We leave St. Joseph with the words of Benjamin Franklin King's poem found on his memorial statue:
 
Where the bumblebee sips and the clover's in bloom
And the zephyrs come laden with peachblow perfume.
Where the thistledown pauses in search of a rose
And the myrtle and woodbine and wild ivy grows;
Oh give me the spot that I once used to know
By the side of the placid old River St. Joe.
 
 
September  5, 2005  Labor Day in Michigan City, Indiana
Our Only Indiana Port
We couldn't have asked for calmer seas for our 37 mile passage to Michigan city, the only Indiana port in our entire Great Loop Route.
 
The Michigan City Municipal Marina is adjacent to Washington Park, where a big Labor Day Festival was in full swing when we tied up in our slip.  Carnival games, rides, fried food options of all kinds from dill pickles to dough, and very loud rock music -- this festival had it all.  We could hear the music just fine from our boat a bit less than a quarter of a mile away (which is not to say that the music itself was just fine).
 
Dick met our Looper friend Ruth Donovan in the marina laundry room, and she and Bill joined us for cocktail hour.
 
We picked up a couple geocaches before dinner -- we would have done more, but darkness deterred us.  Our trip total now stands at 143 caches.
 
We ate a late dinner aboard, then turned in after listening to a favorable weather forecast for our run to Chicago tomorrow.
 

Read the important information about Indiana below, then click here to continue to Chicago.
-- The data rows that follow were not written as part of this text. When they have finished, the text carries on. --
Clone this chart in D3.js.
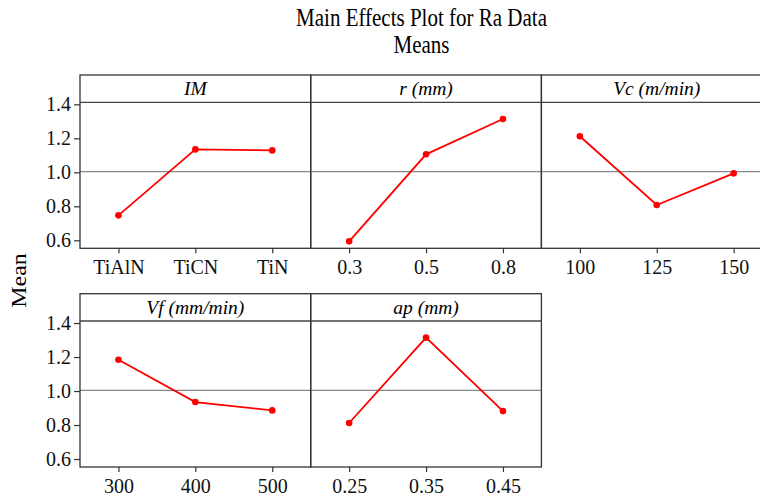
<!DOCTYPE html>
<html><head><meta charset="utf-8">
<script src="https://cdn.jsdelivr.net/npm/d3@7"></script>
</head>
<body style="margin:0"><svg id="chart" width="760" height="499"></svg>
<script>
const factors = ["IM", "r (mm)", "Vc (m/min)", "Vf (mm/min)", "ap (mm)"];
const levelsIM = ["TiAlN", "TiCN", "TiN"];
const levelsR = ["0.3", "0.5", "0.8"];
const levelsVc = ["100", "125", "150"];
const levelsVf = ["300", "400", "500"];
const levelsAp = ["0.25", "0.35", "0.45"];
const meansIM = [0.747, 1.135, 1.129];
const meansR = [0.594, 1.106, 1.314];
const meansVc = [1.212, 0.808, 0.994];
const meansVf = [1.184, 0.935, 0.886];
const meansAp = [0.812, 1.314, 0.882];
const yTicks = [0.6, 0.8, 1.0, 1.2, 1.4];
const grandMean = 1.004;

const levels = [levelsIM, levelsR, levelsVc, levelsVf, levelsAp];
const means = [meansIM, meansR, meansVc, meansVf, meansAp];
const FONT = "'Liberation Serif', 'Times New Roman', Tinos, cursive";

const svg = d3.select("#chart");
const left = 80, pw = 230.7, headerH = 27.3, plotH = 146;
const rowTops = [75, 293.7];

function txt(sel, size) { return sel.style("font-family", FONT).style("font-size", (size || 20) + "px"); }

txt(svg.append("text").attr("transform", "translate(421.5,26) scale(1,1.2)")
  .attr("text-anchor", "middle"), 21).text("Main Effects Plot for Ra Data");
txt(svg.append("text").attr("transform", "translate(421.5,53) scale(1,1.2)")
  .attr("text-anchor", "middle"), 21).text("Means");
txt(svg.append("text").attr("transform", "translate(26,280.5) rotate(-90) scale(1.2,1)")
  .attr("text-anchor", "middle"), 20).text("Mean");

const y0 = d3.scaleLinear().domain([0.553, 1.412]).range([plotH, 0]);

factors.forEach((f, i) => {
  const row = i < 3 ? 0 : 1;
  const col = i < 3 ? i : i - 3;
  const gx = left + col * pw;
  const gy = rowTops[row];
  const g = svg.append("g").attr("transform", `translate(${gx},${gy})`);
  const py = headerH;
  const x = d3.scalePoint().domain(levels[i]).range([0, pw]).padding(0.5);
  const y = y0.copy().range([py + plotH, py]);

  g.append("line").attr("x1", 0).attr("x2", pw)
    .attr("y1", y(grandMean)).attr("y2", y(grandMean))
    .attr("stroke", "#888").attr("stroke-width", 1.2);

  const pts = levels[i].map((l, k) => [x(l), y(means[i][k])]);
  g.append("path").attr("d", d3.line()(pts)).attr("fill", "none")
    .attr("stroke", "#ff0000").attr("stroke-width", 1.8);
  g.selectAll("circle.p").data(pts).join("circle").attr("class", "p")
    .attr("cx", d => d[0]).attr("cy", d => d[1]).attr("r", 3.3).attr("fill", "#ff0000");

  g.append("rect").attr("x", 0).attr("y", 0).attr("width", pw).attr("height", headerH + plotH)
    .attr("fill", "none").attr("stroke", "#333").attr("stroke-width", 1.3);
  g.append("line").attr("x1", 0).attr("x2", pw).attr("y1", headerH).attr("y2", headerH)
    .attr("stroke", "#444").attr("stroke-width", 1.3);
  txt(g.append("text").attr("x", pw / 2).attr("y", 20).attr("text-anchor", "middle"), 19.5)
    .style("font-style", "italic").text(f);

  const xa = g.append("g").attr("transform", `translate(0,${py + plotH})`)
    .call(d3.axisBottom(x).tickSize(5).tickPadding(4).tickSizeOuter(0));
  xa.select(".domain").remove();
  xa.selectAll("line").attr("stroke", "#333").attr("stroke-width", 1.2);
  txt(xa.selectAll("text")).attr("fill", "#111").attr("y", 12);

  if (col === 0) {
    const ya = g.append("g").call(d3.axisLeft(y).tickValues(yTicks)
      .tickFormat(d3.format(".1f")).tickSize(6).tickPadding(3).tickSizeOuter(0));
    ya.select(".domain").remove();
    ya.selectAll("line").attr("stroke", "#333").attr("stroke-width", 1.2);
    txt(ya.selectAll("text")).attr("fill", "#111");
  }
});
</script></body></html>
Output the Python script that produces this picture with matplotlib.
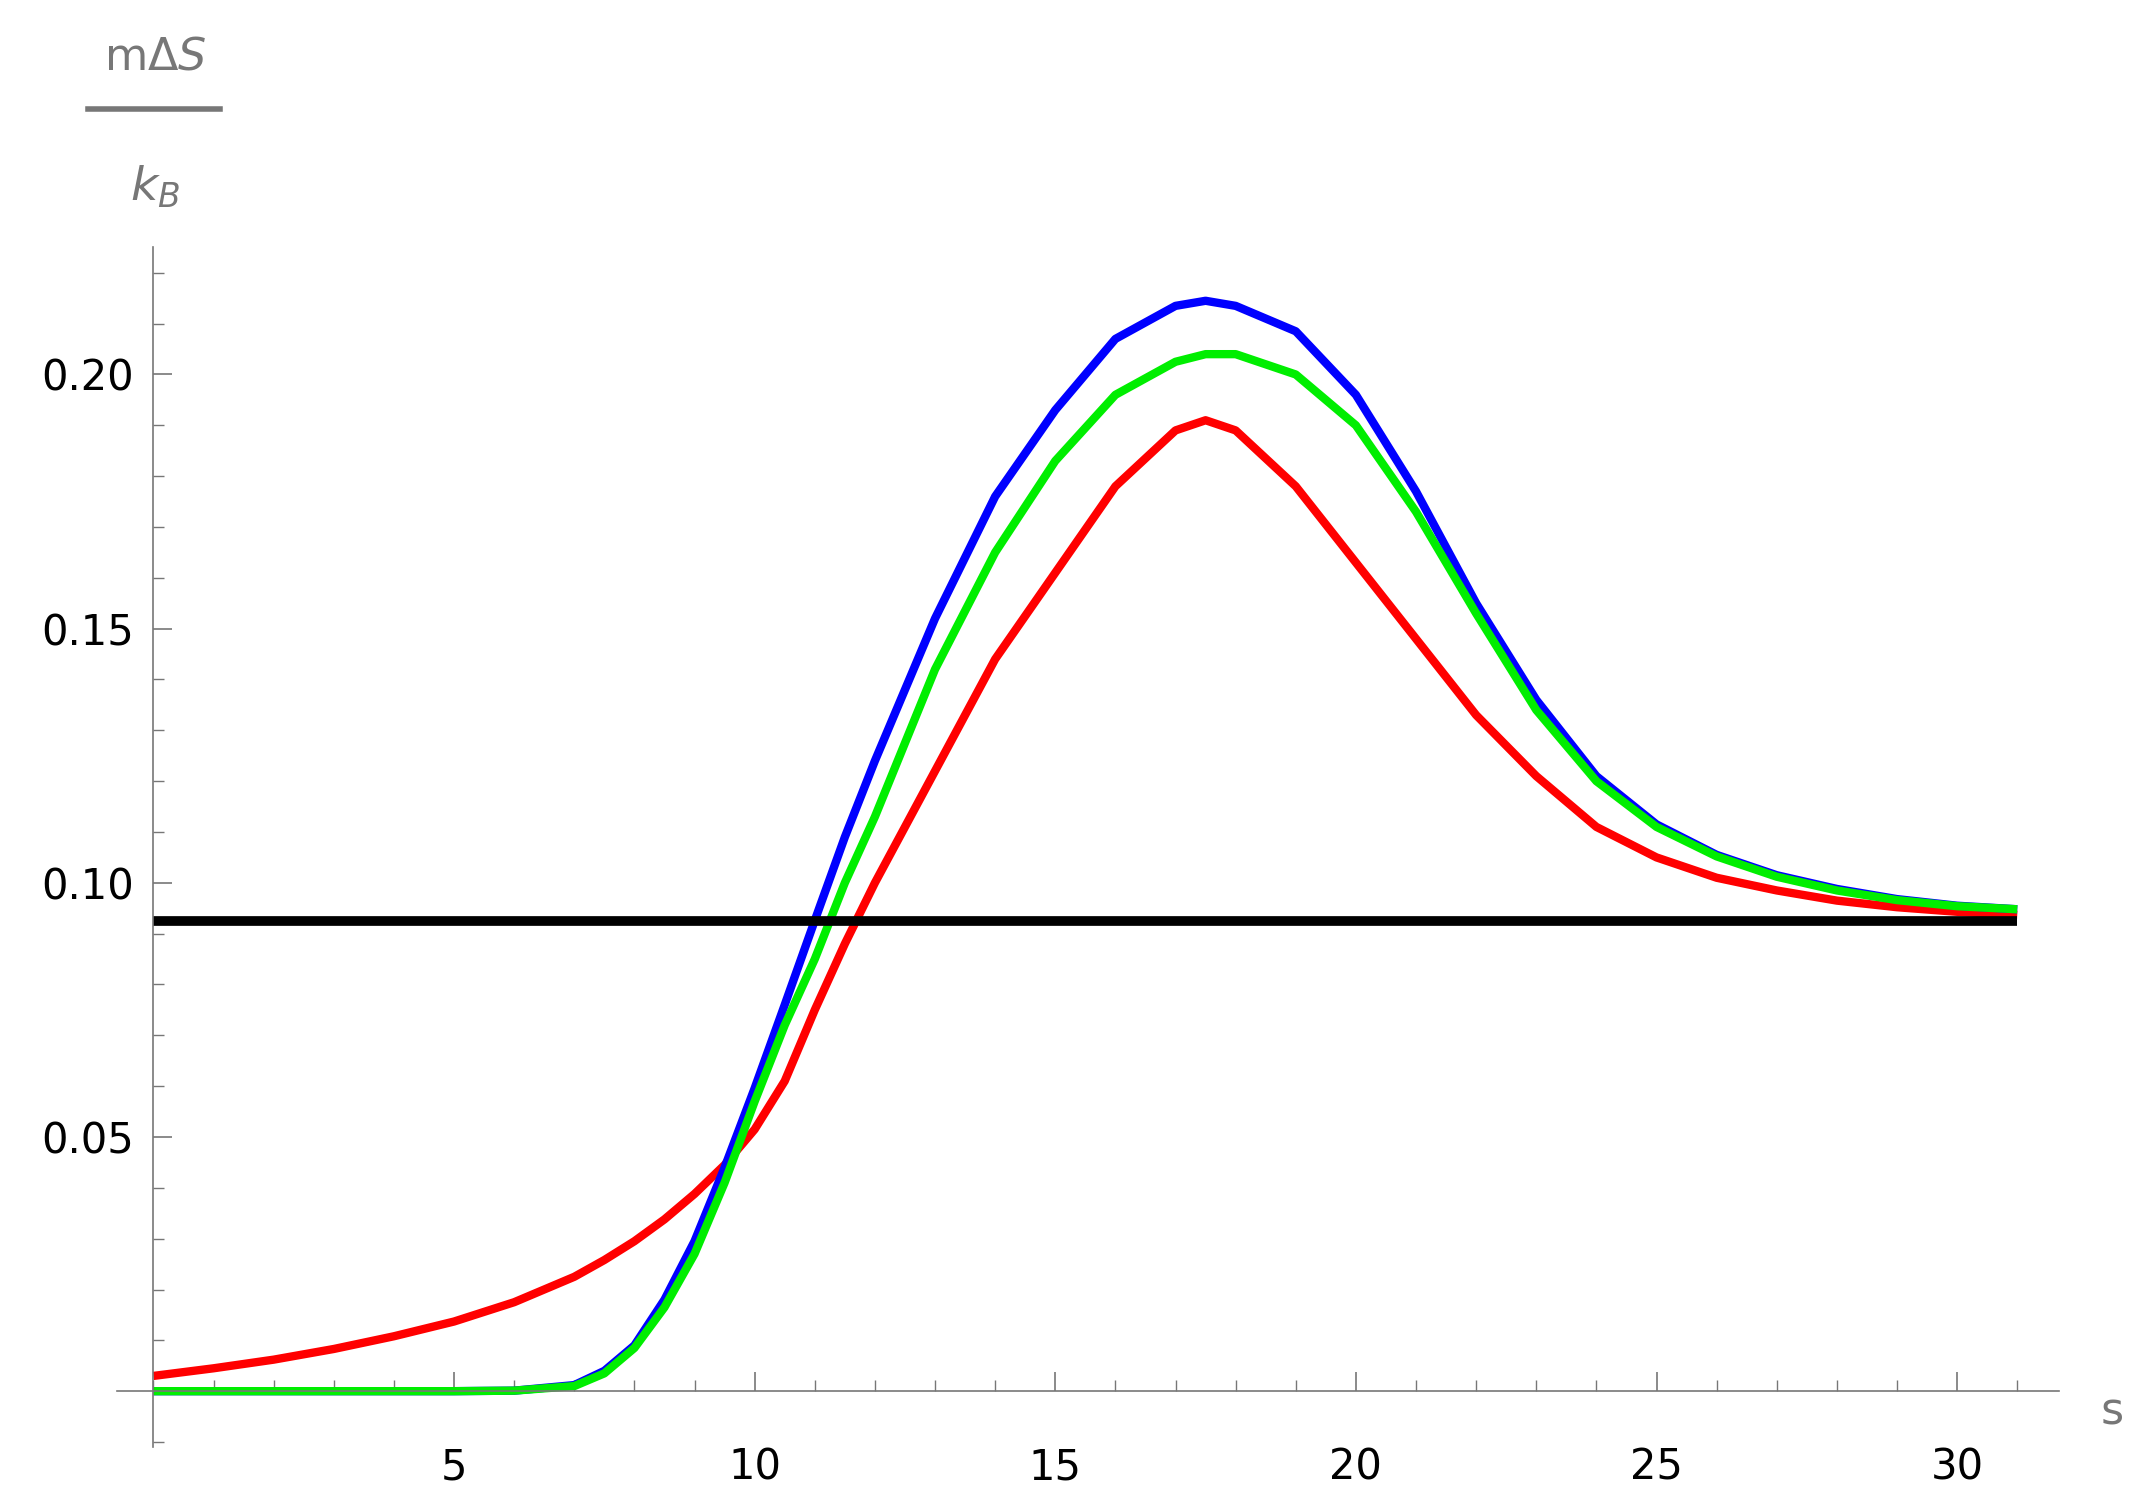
import numpy as np
import matplotlib.pyplot as plt
from matplotlib.ticker import MultipleLocator

s = [0, 1, 2, 3, 4, 5, 6, 7, 7.5, 8, 8.5, 9, 9.5, 10, 10.5, 11, 11.5, 12, 13, 14, 15, 16, 17, 17.5, 18, 19, 20, 21, 22, 23, 24, 25, 26, 27, 28, 29, 30, 31]
red = [0.003, 0.0045, 0.0062, 0.0083, 0.0108, 0.0137, 0.0175, 0.0225, 0.0258, 0.0295, 0.0338, 0.0388, 0.0445, 0.0515, 0.061, 0.075, 0.088, 0.100, 0.122, 0.144, 0.161, 0.178, 0.189, 0.191, 0.189, 0.178, 0.163, 0.148, 0.133, 0.121, 0.111, 0.105, 0.101, 0.0985, 0.0965, 0.0952, 0.0943, 0.0937]
blue = [0, 0, 0, 0, 0, 0, 0.0001, 0.0012, 0.004, 0.009, 0.018, 0.0295, 0.044, 0.0596, 0.076, 0.0926, 0.109, 0.124, 0.152, 0.176, 0.193, 0.207, 0.2135, 0.2145, 0.2135, 0.2085, 0.196, 0.177, 0.155, 0.136, 0.121, 0.1115, 0.1055, 0.1015, 0.0988, 0.0968, 0.0955, 0.0948]
green = [0, 0, 0, 0, 0, 0, 0.0001, 0.001, 0.0035, 0.0085, 0.0165, 0.027, 0.041, 0.057, 0.072, 0.085, 0.100, 0.113, 0.142, 0.165, 0.183, 0.196, 0.2025, 0.204, 0.204, 0.200, 0.190, 0.173, 0.153, 0.134, 0.120, 0.111, 0.1052, 0.1012, 0.0985, 0.0966, 0.0954, 0.0948]
level = 0.0925

grey = '#777777'
fig = plt.figure(figsize=(21.53, 14.94), dpi=100)
ax = fig.add_axes([0.0545, 0.0314, 0.902, 0.803])
ax.plot(s, red, color='#ff0000', lw=6, solid_capstyle='butt')
ax.plot(s, blue, color='#0000ff', lw=6, solid_capstyle='butt')
ax.plot(s, green, color='#00ee00', lw=6, solid_capstyle='butt')
ax.plot([0, 31], [level, level], color='black', lw=7, solid_capstyle='butt')

ax.set_xlim(-0.6, 31.7)
ax.set_ylim(-0.011, 0.225)
for side in ['top', 'right']:
    ax.spines[side].set_visible(False)
ax.spines['left'].set_position(('data', 0))
ax.spines['bottom'].set_position(('data', 0))
ax.spines['left'].set_color(grey)
ax.spines['bottom'].set_color(grey)
ax.spines['left'].set_linewidth(1.2)
ax.spines['bottom'].set_linewidth(1.2)

ax.set_xticks([5, 10, 15, 20, 25, 30])
ax.set_yticks([0.05, 0.10, 0.15, 0.20])
ax.set_yticklabels(['0.05', '0.10', '0.15', '0.20'])
ax.xaxis.set_minor_locator(MultipleLocator(1))
ax.yaxis.set_minor_locator(MultipleLocator(0.01))
ax.tick_params(which='major', direction='in', length=14, width=1.2, color=grey, labelsize=30, pad=14)
ax.tick_params(which='minor', direction='in', length=8, width=1, color=grey)
ax.tick_params(axis='x', pad=40)

fig.text(0.981, 0.055, 's', fontsize=32, color=grey, ha='center', va='center')
fig.text(0.072, 0.962, r'm$\Delta$$S$', fontsize=32, color=grey, ha='center', va='center')
fig.add_artist(plt.Line2D([0.041, 0.102], [0.927, 0.927], color=grey, lw=4))
fig.text(0.072, 0.875, r'$k_B$', fontsize=34, color=grey, ha='center', va='center')

fig.savefig('out.png', dpi=100)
Important Information about Indiana:  The Hoosier State 
 
Have you ever wondered what a Hoosier is?  Look it up in the dictionary, and the definition you will find is "someone born or living in Indiana."  That's all well and good, but it begs the question of where the word Hoosier came from in the first place.   After cursory Internet research, I can only conclude that people from Indiana don't know what the word Hoosier means and they don't care.  They are proud to be Hoosiers.
 
There are lots of folk tales about the origin of the word and its association with Indiana, and scholars who have studied it claim we will never know with certainty.  The most plausible hypothesis I read was that in the Cumberland dialect of Old England, the word "hoozer" meant "high hills," and was used by extension to refer pejoratively to the people who lived in those high hills (like the modern term "hillbillies).  My favorite explanation was from Indiana native son James Whitcomb Riley, who said the term came from the rough and tumble early days of Indiana settlement, when a stanger entering a tavern after a brawl would commonly look at the floor and ask, "Whose ear?"